Performance benchmarks, the elegance of a syntax, whether a framework is "modern," these are the topics engineers enjoy debating. They are also, for 95% of business web apps, irrelevant to whether the project succeeds. What actually decides success is whether you can find people to build and later maintain it, and whether the thing keeps running without drama for years.

This is the version of that conversation I'd have with you directly, as the owner approving the decision, not the developer making it.

Ask these four questions before any technology name comes up

Before "React vs Vue" or "Node vs PHP" enters the room, answer these:

  1. Who will build this? In-house team, agency, or freelancers?
  2. Who will maintain it in year three? Same team, a different agency, whoever you can find at that time?
  3. What is this app actually for? Internal tool, customer-facing product, something that needs to scale to thousands of users, or something that serves 50 staff?
  4. How long does this need to last? A campaign microsite has a different bar than a core operations system.

The answers to these four questions eliminate most technology debates before they start. A five-year internal tool maintained by whoever you can hire locally has completely different constraints than a customer app aiming for rapid scale with a dedicated engineering team.

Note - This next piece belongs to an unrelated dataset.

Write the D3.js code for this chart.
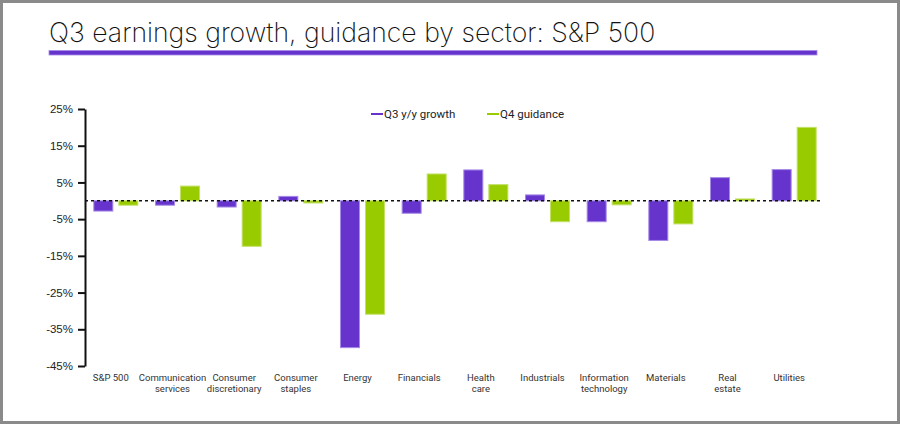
<!DOCTYPE html>
<html>
<head>
<meta charset="utf-8">
<script src="https://cdn.jsdelivr.net/npm/d3@7"></script>
<style>
  body { margin: 0; background: #fff; }
  svg { display: block; font-family: Roboto, "Noto Sans", sans-serif; }
</style>
</head>
<body>
<div id="chart"></div>
<script>
// sectors along the x axis (labels split in two lines)
const sectors = [
    ['S&P 500'],
    ['Communication', 'services'],
    ['Consumer', 'discretionary'],
    ['Consumer', 'staples'],
    ['Energy'],
    ['Financials'],
    ['Health', 'care'],
    ['Industrials'],
    ['Information', 'technology'],
    ['Materials'],
    ['Real', 'estate'],
    ['Utilities']
];
const q3Growth = [-2.8, -1.2, -1.7, 1.2, -40.0, -3.4, 8.4, 1.6, -5.7, -10.8, 6.3, 8.5];
const q4Guidance = [-1.2, 4.0, -12.4, -0.6, -30.9, 7.3, 4.4, -5.7, -1.1, -6.3, 0.5, 20.0];
const yTicks = [25, 15, 5, -5, -15, -25, -35, -45];
const seriesNames = ['Q3 y/y growth', 'Q4 guidance'];

const colors = { 'Q3 y/y growth': '#6633cc', 'Q4 guidance': '#99cc00' };
const strokes = { 'Q3 y/y growth': '#a58ae6', 'Q4 guidance': '#c2e066' };

const width = 900, height = 424;
const margin = { top: 109, right: 75, bottom: 58, left: 85 };

const svg = d3.select('#chart').append('svg')
    .attr('width', width)
    .attr('height', height);

// frame
svg.append('rect')
    .attr('x', 1.5).attr('y', 1.5)
    .attr('width', width - 3).attr('height', height - 3)
    .attr('fill', '#fff')
    .attr('stroke', '#8a8a8a')
    .attr('stroke-width', 3);

// title + rule under it
svg.append('text')
    .attr('x', 49)
    .attr('y', 42)
    .style('font-family', 'Inter, Roboto, sans-serif')
    .style('font-weight', 200)
    .style('font-size', '26.6px')
    .style('fill', '#111')
    .text('Q3 earnings growth, guidance by sector: S&P 500');

svg.append('rect')
    .attr('x', 49).attr('y', 50.5)
    .attr('width', 768).attr('height', 4.5)
    .attr('fill', '#6633cc')
    .attr('stroke', '#a58ae6')
    .attr('stroke-width', 0.8);

const data = sectors.map((s, i) => ({
    key: s.join(' '),
    lines: s,
    'Q3 y/y growth': q3Growth[i],
    'Q4 guidance': q4Guidance[i]
}));

const x0 = d3.scaleBand()
    .domain(data.map(d => d.key))
    .range([margin.left, width - margin.right])
    .paddingInner(0.27)
    .paddingOuter(0.135);

const x1 = d3.scaleBand()
    .domain(seriesNames)
    .range([0, x0.bandwidth()])
    .paddingInner(0.2);

const y = d3.scaleLinear()
    .domain([-45, 25])
    .range([height - margin.bottom, margin.top]);

// y axis
const yAxis = svg.append('g')
    .attr('transform', `translate(${margin.left},0)`)
    .call(d3.axisLeft(y).tickValues(yTicks).tickSize(7).tickSizeOuter(0).tickFormat(d => d + '%'));
yAxis.select('.domain').attr('stroke', '#111').attr('stroke-width', 2);
yAxis.selectAll('.tick line').attr('stroke', '#111').attr('stroke-width', 2);
yAxis.selectAll('.tick text')
    .attr('x', -12)
    .style('font-size', '11.5px')
    .style('fill', '#222');

// bars
const groups = svg.append('g').selectAll('g')
    .data(data)
    .join('g')
    .attr('transform', d => `translate(${x0(d.key)},0)`);

groups.selectAll('rect')
    .data(d => seriesNames.map(name => ({ name, value: d[name] })))
    .join('rect')
    .attr('x', d => x1(d.name) + 0.5)
    .attr('width', x1.bandwidth() - 1)
    .attr('y', d => y(Math.max(0, d.value)))
    .attr('height', d => Math.abs(y(d.value) - y(0)))
    .attr('fill', d => colors[d.name])
    .attr('stroke', d => strokes[d.name])
    .attr('stroke-width', 1);

// zero line, dashed
svg.append('line')
    .attr('x1', margin.left)
    .attr('x2', width - margin.right - 3)
    .attr('y1', y(0))
    .attr('y2', y(0))
    .attr('stroke', '#111')
    .attr('stroke-width', 1.5)
    .attr('stroke-dasharray', '3,3');

// category labels
const labels = svg.append('g').selectAll('text')
    .data(data)
    .join('text')
    .attr('x', d => x0(d.key) + x0.bandwidth() / 2 - 5)
    .attr('y', height - margin.bottom + 15)
    .attr('text-anchor', 'middle')
    .style('font-size', '9.5px')
    .style('fill', '#333');

labels.selectAll('tspan')
    .data(d => d.lines)
    .join('tspan')
    .attr('x', function() { return d3.select(this.parentNode).attr('x'); })
    .attr('dy', (d, i) => i === 0 ? 0 : 11)
    .text(d => d);

// legend
const legend = svg.append('g')
    .attr('transform', 'translate(371,114)');
const legendX = [0, 116];
seriesNames.forEach((name, i) => {
    legend.append('line')
        .attr('x1', legendX[i]).attr('x2', legendX[i] + 12)
        .attr('y1', 0).attr('y2', 0)
        .attr('stroke', colors[name])
        .attr('stroke-width', 2);
    legend.append('text')
        .attr('x', legendX[i] + 13)
        .attr('y', 0)
        .attr('dy', '0.35em')
        .style('font-size', '11.5px')
        .style('fill', '#222')
        .text(name);
});
</script>
</body>
</html>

Hiring pool beats performance benchmarks

Here's the uncomfortable truth for engineers who love a good technical argument: the fastest, most elegant framework is worthless if you can't hire anyone in your city who knows it well enough to maintain it without you.

In Indonesia, the practical hiring pool for business web apps looks roughly like this:

Stack Hiring pool size Typical use case fit
React / Next.js Large Customer-facing web apps, dashboards, most business software
PHP (Laravel) Large Internal tools, admin panels, CMS-driven sites
.NET Large in enterprise/finance sector Systems needing strong typing, regulated industries
Node.js (Nest.js etc.) Medium-large APIs, backend services paired with React front ends
Niche/newer frameworks Small Rarely worth the risk for a business app unless a specific technical need demands it

Choosing a stack with a large hiring pool means that if your original developer or agency disappears, and this happens more often than owners expect, you can find a replacement in weeks, not months. Choosing a niche stack because it's technically superior means you are betting the business's continuity on one person or one agency never leaving. That is a bad bet regardless of how good the technology is.

Five-year maintainability over benchmarks

A business web app is not a research project. It needs to still work, and still be maintainable, in year five, probably by people who did not build it. This changes what "good" means.

Boring, well-documented, widely-adopted technology ages better than clever, cutting-edge technology, because:

  • Documentation and community support persist. A widely used framework has a decade of Stack Overflow answers and tutorials. A niche one has a Discord server that may or may not still be active in five years.
  • Upgrades are gradual, not cliff-edges. Popular frameworks maintain backward compatibility paths. Smaller projects sometimes force painful rewrites when the maintainer changes direction or abandons the project.
  • Onboarding a new developer is fast. If your stack is common, a new hire is productive in days. If it's obscure, expect weeks of ramp-up even for a good developer.

This is why, for the majority of business apps I've scoped, from an automotive workshop's booking system to a retail inventory tool, I default to React or Next.js on the front end and either Node.js or .NET on the back end, not because they're the most exciting choice, but because they are the safest long-term bet for a business that isn't in the business of software itself.

When it's actually worth deviating

There are legitimate reasons to pick something less common, but they should be explicit, not accidental:

  • A regulated industry (finance, healthcare) where a specific stack has proven compliance tooling.
  • An existing team with deep expertise in a particular stack, where switching would cost more in retraining than it gains in hiring-pool breadth.
  • A genuinely unusual technical requirement, like heavy real-time processing, that a mainstream stack handles poorly.

None of these apply to most business web apps. If your developer's argument for a stack is "it's more modern" or "it's more fun to write," that is a preference, not a business justification, and you should ask them to make the case in terms of the four questions above.

Takeaway: decide like an owner, not a developer

How to choose a tech stack for a business web app comes down to two questions that have nothing to do with technical elegance: can you hire for it consistently, and will it still be maintainable in five years without depending on one irreplaceable person. Boring and common beats clever and rare almost every time. If you're evaluating a proposal right now and the justification leans on technical excitement rather than hiring pool and longevity, that's worth pushing back on before you sign off on the budget.